Business, Consumer Loan-Delinquencies Still Soaring
Articles & Blogs - US Commentary
About a week and a half ago, with the media din of a “U.S. recovery” reaching a fevered-pitch, I wrote a piece titled “Why the U.S. economy CAN'T recover”, providing a big-picture overview of the health of the U.S. economy (or, rather, the lack thereof). In that piece, I focused on how the Obama “stimulus package” was not only too small to reverse the collapse of the U.S. economy, but that most of that money had been wasted in propping up U.S. bankster-oligarchs.
I also pointed out that the crushing weight of U.S. debts ($11 trillion “national debt”, $57 trillion total public/private debt, and an additional $70 trillion or so in “unfunded liabilities”) was simply overwhelming any modest economic forces pushing the economy away from collapse. Two news items this week demonstrate precisely how and why this debt-load is crushing the life out of the U.S. economy.
This week, the American Bankers Association reported that three key categories of consumer debt had just set new records for delinquencies – again. Home equity loans, home equity lines of credit, and credit card debt all broke their recent records for delinquencies (from the 1st quarter of this year) in the 2nd quarter.

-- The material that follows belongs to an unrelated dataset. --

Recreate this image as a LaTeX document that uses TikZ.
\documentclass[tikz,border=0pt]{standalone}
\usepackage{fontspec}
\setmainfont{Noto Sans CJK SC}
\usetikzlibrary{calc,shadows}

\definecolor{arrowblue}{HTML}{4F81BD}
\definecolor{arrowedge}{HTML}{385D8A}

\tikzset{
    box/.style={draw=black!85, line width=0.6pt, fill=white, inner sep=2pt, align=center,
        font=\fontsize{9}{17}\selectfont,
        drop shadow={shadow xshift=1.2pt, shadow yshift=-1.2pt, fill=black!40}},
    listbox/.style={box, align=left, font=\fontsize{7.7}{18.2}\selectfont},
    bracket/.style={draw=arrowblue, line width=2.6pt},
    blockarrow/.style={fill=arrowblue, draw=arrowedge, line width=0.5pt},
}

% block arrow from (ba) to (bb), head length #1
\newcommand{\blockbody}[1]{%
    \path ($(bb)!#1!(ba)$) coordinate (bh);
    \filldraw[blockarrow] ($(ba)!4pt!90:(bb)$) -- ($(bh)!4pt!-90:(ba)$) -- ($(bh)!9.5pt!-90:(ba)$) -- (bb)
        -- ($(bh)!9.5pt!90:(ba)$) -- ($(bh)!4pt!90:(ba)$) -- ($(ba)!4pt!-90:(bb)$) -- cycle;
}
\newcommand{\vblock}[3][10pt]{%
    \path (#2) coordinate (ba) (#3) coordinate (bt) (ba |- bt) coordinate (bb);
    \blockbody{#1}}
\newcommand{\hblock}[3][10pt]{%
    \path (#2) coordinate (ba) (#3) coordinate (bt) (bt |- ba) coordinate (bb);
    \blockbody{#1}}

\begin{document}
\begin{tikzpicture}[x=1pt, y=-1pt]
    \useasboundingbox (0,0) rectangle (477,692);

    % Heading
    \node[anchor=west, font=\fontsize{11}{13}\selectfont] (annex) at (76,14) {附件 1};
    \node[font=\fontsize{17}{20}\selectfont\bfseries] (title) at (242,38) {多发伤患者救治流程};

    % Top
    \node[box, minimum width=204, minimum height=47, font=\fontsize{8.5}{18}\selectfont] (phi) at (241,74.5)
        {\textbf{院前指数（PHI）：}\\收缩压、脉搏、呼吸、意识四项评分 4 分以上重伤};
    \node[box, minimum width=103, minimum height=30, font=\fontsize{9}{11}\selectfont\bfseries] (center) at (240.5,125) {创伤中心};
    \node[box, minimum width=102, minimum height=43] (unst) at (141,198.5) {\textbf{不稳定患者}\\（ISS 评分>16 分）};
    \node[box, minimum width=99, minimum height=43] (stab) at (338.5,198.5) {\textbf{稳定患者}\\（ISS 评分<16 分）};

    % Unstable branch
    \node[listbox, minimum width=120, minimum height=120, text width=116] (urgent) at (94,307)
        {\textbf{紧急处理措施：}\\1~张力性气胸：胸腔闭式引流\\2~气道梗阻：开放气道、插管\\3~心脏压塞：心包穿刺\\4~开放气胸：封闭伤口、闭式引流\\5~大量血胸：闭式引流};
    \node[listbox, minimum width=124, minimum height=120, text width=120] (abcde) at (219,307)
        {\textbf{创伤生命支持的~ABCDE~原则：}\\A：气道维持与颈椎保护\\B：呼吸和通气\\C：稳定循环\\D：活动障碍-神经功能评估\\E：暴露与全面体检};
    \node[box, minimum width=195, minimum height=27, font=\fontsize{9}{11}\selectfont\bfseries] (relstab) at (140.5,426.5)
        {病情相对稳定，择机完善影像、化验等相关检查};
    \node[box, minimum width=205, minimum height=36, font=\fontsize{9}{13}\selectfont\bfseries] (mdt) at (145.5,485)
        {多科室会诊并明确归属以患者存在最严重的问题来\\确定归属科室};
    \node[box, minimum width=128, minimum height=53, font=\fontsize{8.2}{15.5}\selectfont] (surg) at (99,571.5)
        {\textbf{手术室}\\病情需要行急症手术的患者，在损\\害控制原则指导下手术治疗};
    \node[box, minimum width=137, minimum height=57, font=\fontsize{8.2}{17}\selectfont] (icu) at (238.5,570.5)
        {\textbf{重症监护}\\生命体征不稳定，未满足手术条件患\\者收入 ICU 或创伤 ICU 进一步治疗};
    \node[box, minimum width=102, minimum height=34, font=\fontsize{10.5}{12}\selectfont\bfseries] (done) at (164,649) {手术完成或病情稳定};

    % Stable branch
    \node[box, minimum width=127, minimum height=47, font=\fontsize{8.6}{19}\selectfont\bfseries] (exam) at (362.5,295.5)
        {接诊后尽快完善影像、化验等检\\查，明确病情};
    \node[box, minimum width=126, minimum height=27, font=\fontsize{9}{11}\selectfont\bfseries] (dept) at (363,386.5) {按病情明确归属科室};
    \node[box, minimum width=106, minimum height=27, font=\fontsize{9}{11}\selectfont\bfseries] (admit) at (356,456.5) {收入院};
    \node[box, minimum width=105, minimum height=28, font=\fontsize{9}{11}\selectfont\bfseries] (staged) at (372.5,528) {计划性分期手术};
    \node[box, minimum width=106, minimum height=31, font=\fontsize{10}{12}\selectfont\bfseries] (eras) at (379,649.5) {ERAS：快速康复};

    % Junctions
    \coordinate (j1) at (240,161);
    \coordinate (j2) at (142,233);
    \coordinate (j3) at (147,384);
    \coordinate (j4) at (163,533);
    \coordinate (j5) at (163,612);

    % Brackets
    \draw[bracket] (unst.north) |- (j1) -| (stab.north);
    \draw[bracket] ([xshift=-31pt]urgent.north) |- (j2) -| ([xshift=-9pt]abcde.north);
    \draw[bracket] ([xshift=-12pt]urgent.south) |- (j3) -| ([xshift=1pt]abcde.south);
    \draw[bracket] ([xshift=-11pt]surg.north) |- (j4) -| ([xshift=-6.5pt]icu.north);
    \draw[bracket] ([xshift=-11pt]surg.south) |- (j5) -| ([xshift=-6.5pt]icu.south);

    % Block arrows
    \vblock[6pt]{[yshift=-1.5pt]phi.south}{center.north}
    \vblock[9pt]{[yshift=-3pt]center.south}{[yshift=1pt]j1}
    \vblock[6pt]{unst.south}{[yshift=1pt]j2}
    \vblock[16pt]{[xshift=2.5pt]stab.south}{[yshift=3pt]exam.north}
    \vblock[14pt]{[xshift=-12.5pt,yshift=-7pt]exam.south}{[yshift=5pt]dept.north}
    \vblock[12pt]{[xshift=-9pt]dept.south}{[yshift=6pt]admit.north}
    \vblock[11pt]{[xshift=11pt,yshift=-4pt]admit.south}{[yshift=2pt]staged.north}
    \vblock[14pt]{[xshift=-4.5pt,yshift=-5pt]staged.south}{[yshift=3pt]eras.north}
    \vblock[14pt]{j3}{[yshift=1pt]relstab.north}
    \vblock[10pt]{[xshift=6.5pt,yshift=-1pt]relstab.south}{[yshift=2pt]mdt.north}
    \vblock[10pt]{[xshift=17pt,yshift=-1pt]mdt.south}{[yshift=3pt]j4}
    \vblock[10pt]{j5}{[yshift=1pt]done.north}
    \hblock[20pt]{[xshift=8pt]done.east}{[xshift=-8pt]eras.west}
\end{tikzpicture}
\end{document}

As a reminder, during the peak of the U.S. housing bubble (and Wall Street Ponzi-scheme), U.S. homeowners extracted over $840 billion of temporary “equity” from their homes – just in 2006, alone. Now, not only are those hundreds of billions of dollars per year of additional spending-dollars missing from the U.S. economy, but these same homeowners must now repay those loans – while the home equity which “financed” those loans no longer exists.
What the new numbers from the ABA show is that these homeowners are unable to make the payments on this debt (totaling trillions of dollars) in ever-increasing numbers. Over 4% of these loans are delinquent, and should default occur, this already translates to $10's of billions in losses on bank balance sheets.

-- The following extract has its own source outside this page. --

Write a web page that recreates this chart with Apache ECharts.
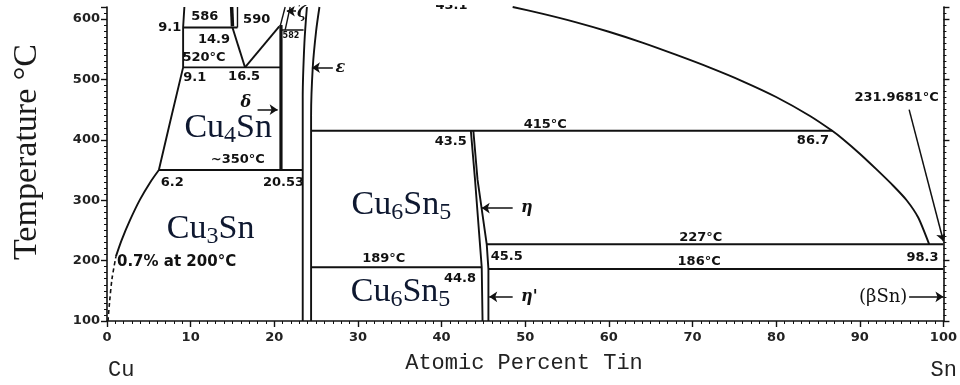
<!DOCTYPE html>
<html><head><meta charset="utf-8">
<script src="https://cdn.jsdelivr.net/npm/echarts@6/dist/echarts.min.js"></script>
<style>html,body{margin:0;padding:0;background:#fff}#c{width:960px;height:385px}</style>
</head><body><div id="c"></div>
<script>
// ---- axis tick labels ----
const xTickLabels = ['0','10','20','30','40','50','60','70','80','90','100'];
const yTickLabels = ['100','200','300','400','500','600'];

// ---- phase boundaries: [atomic % Sn, temperature °C] ----
const cuSolvusDashed = [[0.12,100],[0.3,130],[0.6,170],[1.07,207]];
const cuSolvusLow = [[1.07,207],[1.75,234],[2.75,267],[3.94,301],[5.14,329],[6.2,350]];
const cuSolvusHigh = [[6.2,350],[7.6,433],[9.1,520],[9.1,586],[9.25,620]];
const iso586 = [[9.1,586],[15.6,586]];
const iso520 = [[9.1,520],[20.8,520]];
const gammaLeft = [[15.0,586],[16.5,520]];
const gammaRight = [[16.5,520],[20.6,588]];
const betaWedge = [[14.9,620],[15.0,588]];
const betaRight = [[15.6,620],[15.6,586]];
const deltaPhase = [[20.8,590],[20.8,350]];
const zetaA = [[20.7,588],[21.3,620]];
const zetaB = [[21.3,582],[21.9,620]];
const iso582 = [[20.8,582],[23.5,582]];
const epsLeft = [[23.4,100],[23.4,470],[23.6,560],[23.9,620]];
const epsRight = [[24.4,100],[24.4,440],[24.6,520],[25.0,580],[25.4,620]];
const iso350 = [[6.2,350],[23.4,350]];
const iso415 = [[24.4,415],[86.7,415]];
const liquidus = [[48.5,620],[52,609],[56,595],[60,579],[64,561],[68,541],[72,520],[76,497],[80,471],[84,440],[86.7,415],[88,401],[90,377],[92,351],[94,324],[95.6,300],[97,271],[98.3,227]];
const iso227 = [[45.4,227],[100,227]];
const iso189 = [[24.4,189],[44.8,189]];
const iso186 = [[45.6,186],[100,186]];
const etaLeft = [[43.5,415],[44.0,334],[44.8,189],[44.9,100]];
const etaRight = [[43.8,415],[44.3,334],[45.4,227],[45.6,186],[45.6,100]];

// ---- pointer arrows (tail -> tip) ----
const arrowTails = [[27.0,519.6],[18.0,450],[22.6,613],[48.5,287],[48.5,140],[95.9,140],[95.9,450]];
const arrowTips  = [[24.5,519.6],[20.4,450],[21.5,613],[44.8,287],[45.7,140],[100,140],[100,232]];

// ---- numeric annotations ----
const annText = ['9.1','586','14.9','520°C','9.1','16.5','590','~350°C','6.2','20.53','43.1','415°C','43.5','86.7','231.9681°C','227°C','186°C','98.3','45.5','189°C','44.8'];
const annAnchor = [[7.5,586],[11.7,604],[12.8,566],[11.6,536],[10.5,503],[16.4,504.6],[17.9,599],[15.65,367],[7.8,329],[21.1,329],[41.2,622],[52.4,425],[41.1,396.8],[84.4,398.5],[94.4,469.8],[71.0,237.6],[70.8,197.8],[97.5,204.5],[47.8,206],[33.1,202.8],[42.2,169.7]];
const noteText = ['0.7% at 200°C'];
const noteAnchor = [[1.2,197.8]];
const smallText = ['582'];
const smallAnchor = [[22.0,572.6]];

// ---- phase symbols ----
const greekText = ['ε','δ','ζ','η',"η'",'(βSn)'];
const greekAnchor = [[27.9,519.6],[16.6,461.5],[23.3,611],[50.2,287.4],[50.5,139.8],[92.8,139.8]];

// ---- compound labels ----
const phaseMain = [['Cu','4','Sn',''],['Cu','3','Sn',''],['Cu','6','Sn','5'],['Cu','6','Sn','5']];
const phaseAnchor = [[14.5,420],[12.4,252.6],[35.2,292],[35.1,148]];

const INK = '#111';
function boundary(data, extra) {
  return Object.assign({
    type: 'line', data: data, symbol: 'none', showSymbol: false, silent: true,
    animation: false, z: 3, clip: true,
    lineStyle: { color: INK, width: 1.9 }
  }, extra || {});
}
const boundaries = [
  boundary(cuSolvusDashed, { lineStyle: { color: INK, width: 1.6, type: [4, 3] }, smooth: 0.3 }),
  boundary(cuSolvusLow, { smooth: 0.3 }),
  boundary(cuSolvusHigh),
  boundary(iso586), boundary(iso520), boundary(gammaLeft), boundary(gammaRight),
  boundary(betaWedge, { lineStyle: { color: INK, width: 3.5 } }),
  boundary(betaRight, { lineStyle: { color: INK, width: 1.4 } }),
  boundary(deltaPhase, { lineStyle: { color: INK, width: 3.2 } }),
  boundary(zetaA, { lineStyle: { color: INK, width: 1.4 } }),
  boundary(zetaB, { lineStyle: { color: INK, width: 1.4 } }),
  boundary(iso582, { lineStyle: { color: INK, width: 1.4 } }),
  boundary(epsLeft, { smooth: 0.3 }),
  boundary(epsRight, { smooth: 0.3 }),
  boundary(iso350), boundary(iso415),
  boundary(liquidus, { smooth: 0.2 }),
  boundary(iso227), boundary(iso189), boundary(iso186),
  boundary(etaLeft), boundary(etaRight)
];

function textSeries(texts, anchors, labelStyle) {
  return {
    type: 'scatter', symbolSize: 0.1, silent: true, animation: false, clip: false, z: 5,
    itemStyle: { color: 'transparent', opacity: 1 },
    data: texts.map((t, i) => ({ name: t, value: anchors[i] })),
    label: Object.assign({ show: true, position: [0, 0], align: 'center', verticalAlign: 'middle', formatter: '{b}', color: INK, opacity: 1, textBorderWidth: 0 }, labelStyle)
  };
}

const phaseColor = '#0e1830';
const formulaSeries = {
  type: 'scatter', symbolSize: 0.1, silent: true, animation: false, clip: false, z: 5,
  itemStyle: { color: 'transparent', opacity: 1 },
  data: phaseMain.map((p, i) => ({ name: '{m|' + p[0] + '}{s|' + p[1] + '}{m|' + p[2] + '}' + (p[3] ? '{s|' + p[3] + '}' : ''), value: phaseAnchor[i] })),
  label: {
    show: true, position: [0, 0], align: 'center', verticalAlign: 'middle', formatter: '{b}', opacity: 1, textBorderWidth: 0,
    rich: {
      m: { fontFamily: 'Liberation Serif', fontSize: 34, color: phaseColor, lineHeight: 40 },
      s: { fontFamily: 'Liberation Serif', fontSize: 24, color: phaseColor, lineHeight: 22, verticalAlign: 'bottom' }
    }
  }
};

const numFont = { fontFamily: 'DejaVu Sans', fontWeight: 'bold', fontSize: 13 };

const option = {
  backgroundColor: '#fff',
  animation: false,
  grid: { left: 107, right: 15, top: 7, bottom: 64 },
  xAxis: {
    type: 'value', min: 0, max: 100, interval: 10,
    axisLine: { show: true, lineStyle: { color: INK, width: 1.6 } },
    axisTick: { show: true, length: 6, lineStyle: { color: INK, width: 1.4 } },
    minorTick: { show: true, splitNumber: 10, length: 3, lineStyle: { color: INK, width: 1 } },
    splitLine: { show: false },
    axisLabel: { margin: 10, color: '#222', fontFamily: 'DejaVu Sans', fontWeight: 'bold', fontSize: 13,
      formatter: v => xTickLabels.includes(String(v)) ? String(v) : '' }
  },
  yAxis: [{
    type: 'value', min: 100, max: 620, interval: 100, position: 'left',
    axisLine: { show: true, lineStyle: { color: INK, width: 1.6 } },
    axisTick: { show: true, length: 6, lineStyle: { color: INK, width: 1.4 } },
    minorTick: { show: true, splitNumber: 10, length: 3, lineStyle: { color: INK, width: 1 } },
    splitLine: { show: false },
    axisLabel: { margin: 7, color: '#222', fontFamily: 'DejaVu Sans', fontWeight: 'bold', fontSize: 13,
      formatter: v => yTickLabels.includes(String(v)) ? String(v) : '' }
  }, {
    type: 'value', min: 100, max: 620, interval: 100, position: 'right',
    axisLine: { show: true, lineStyle: { color: INK, width: 1.6 } },
    axisTick: { show: true, length: 6, lineStyle: { color: INK, width: 1.4 } },
    minorTick: { show: true, splitNumber: 10, length: 3, lineStyle: { color: INK, width: 1 } },
    splitLine: { show: false },
    axisLabel: { show: false }
  }],
  series: boundaries.concat([
    {
      type: 'lines', coordinateSystem: 'cartesian2d', silent: true, animation: false, z: 4,
      symbol: ['none', 'arrow'], symbolSize: 8,
      lineStyle: { color: INK, width: 1.5, opacity: 1 },
      data: arrowTails.map((t, i) => ({ coords: [t, arrowTips[i]] }))
    },
    textSeries(annText, annAnchor, numFont),
    textSeries(noteText, noteAnchor, { fontFamily: 'DejaVu Sans', fontWeight: 'bold', fontSize: 15, align: 'left' }),
    textSeries(smallText, smallAnchor, { fontFamily: 'DejaVu Sans', fontWeight: 'bold', fontSize: 8 }),
    textSeries(greekText.slice(0, 5), greekAnchor.slice(0, 5), { fontFamily: 'DejaVu Serif', fontStyle: 'italic', fontWeight: 'bold', fontSize: 16 }),
    textSeries(greekText.slice(5), greekAnchor.slice(5), { fontFamily: 'DejaVu Serif', fontSize: 18 }),
    formulaSeries
  ]),
  graphic: [
    { type: 'rect', z: 100, shape: { x: 0, y: 0, width: 960, height: 5 }, style: { fill: '#fff' } },
    { type: 'text', z: 100, x: 27, y: 152, rotation: Math.PI / 2,
      style: { text: 'Temperature °C', fontFamily: 'Liberation Serif', fontSize: 34, fill: '#1a1a1a', align: 'center', verticalAlign: 'middle' } },
    { type: 'text', z: 100, x: 524, y: 363,
      style: { text: 'Atomic Percent Tin', fontFamily: 'Liberation Mono', fontSize: 22, fill: '#222', align: 'center', verticalAlign: 'middle' } },
    { type: 'text', z: 100, x: 108, y: 370,
      style: { text: 'Cu', fontFamily: 'Liberation Mono', fontSize: 22, fill: '#222', align: 'left', verticalAlign: 'middle' } },
    { type: 'text', z: 100, x: 957, y: 370,
      style: { text: 'Sn', fontFamily: 'Liberation Mono', fontSize: 22, fill: '#222', align: 'right', verticalAlign: 'middle' } }
  ]
};
const chart = echarts.init(document.getElementById('c'), null, { renderer: 'canvas' });
chart.setOption(option);
</script>
</body></html>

Meanwhile, credit card delinquencies rose to over 5% (strangely, most U.S. big-banks are reporting double this rate of delinquencies). This is terrible news for two reasons. First of all, credit cards are now virtually the only credit still available to a large portion of the U.S. population – given that U.S. banks are cutting consumer credit at a rate far higher than any other time in history (see “Record Plunge in U.S. Consumer Credit in July”). Rising delinquencies here indicate a large and growing number of these card-holders have already used up all this credit.
Secondly, with credit cards inflicting sky-high interest rates on the unpaid balances of card-holders, it is much more difficult to get caught up on these debt payments because of how quickly such debt compounds.
The second news item is that U.S. small- and medium-sized businesses are also slipping into arrears with their debt-payments in increasing numbers. Again, as these companies become delinquent on their debt, this implies that more and more of these companies have also used up all available credit. Reinforcing this conclusion, the Reuters article also reported that lending to small businesses – which had improved modestly in June and July – plummeted in August at an annualized rate of 20%. The significance of this is that more than half the money which U.S. companies invest in equipment, software and plants is financed by debt.
As all politicians love to point out (when they are tossing out some economic “carrot”), small businesses are the primary creator of new jobs in any economy. Quite simply, what the data indicates is that small businesses will not be providing any net job-creation in the U.S.
Put together, the following picture is presented. U.S. businesses lack either the revenues or the access to credit to increase employment – indeed, rising delinquency rates imply a continued rise in bankruptcies going forward. U.S. consumers are experiencing ever-decreasing disposable income each month, as they use up the last of their credit – and then begin to become delinquent or default on that debt.
To make a bad situation worse, U.S. banks continue to cut their lending (despite all their promises to the contrary when they were mooching their own trillions in hand-outs).
Thus, the U.S. is facing a combination of businesses which can't grow, and consumers who can't spend. As I have stated repeatedly, all talk of a “U.S. economic recovery” is nothing but malicious propaganda.
It is impossible for the U.S. to experience a “double-dip recession”, because it has not (and could not) pull out of the current plunge. All that we saw around the middle of this year was exactly the same thing which we saw the middle of last year (after the Bush “stimulus package” kicked-in). The collapse in the U.S. economy slowed down, and then as the effects of that mild stimulus wore off, it once again accelerated downward.
U.S. equity markets have been propped-up by the propaganda-machine for the last six months, in order to allow the insiders to bail-out of their own shares (see “Insider selling STILL accelerating”). With Wall Street insiders now having taken their own money off the table, it is highly likely that these manipulated markets will now be allowed to crash – crushing all the chumps who bought into all the nonsense of a “U.S. economic recovery”.
Once the sheep have been thoroughly “fleeced”, the insiders will buy back in – and then we can all watch yet another episode of the “U.S. recovery” game (by my estimate, the 6th such episode).
“Fool me once, shame on you. Fool me five times, shame on me.”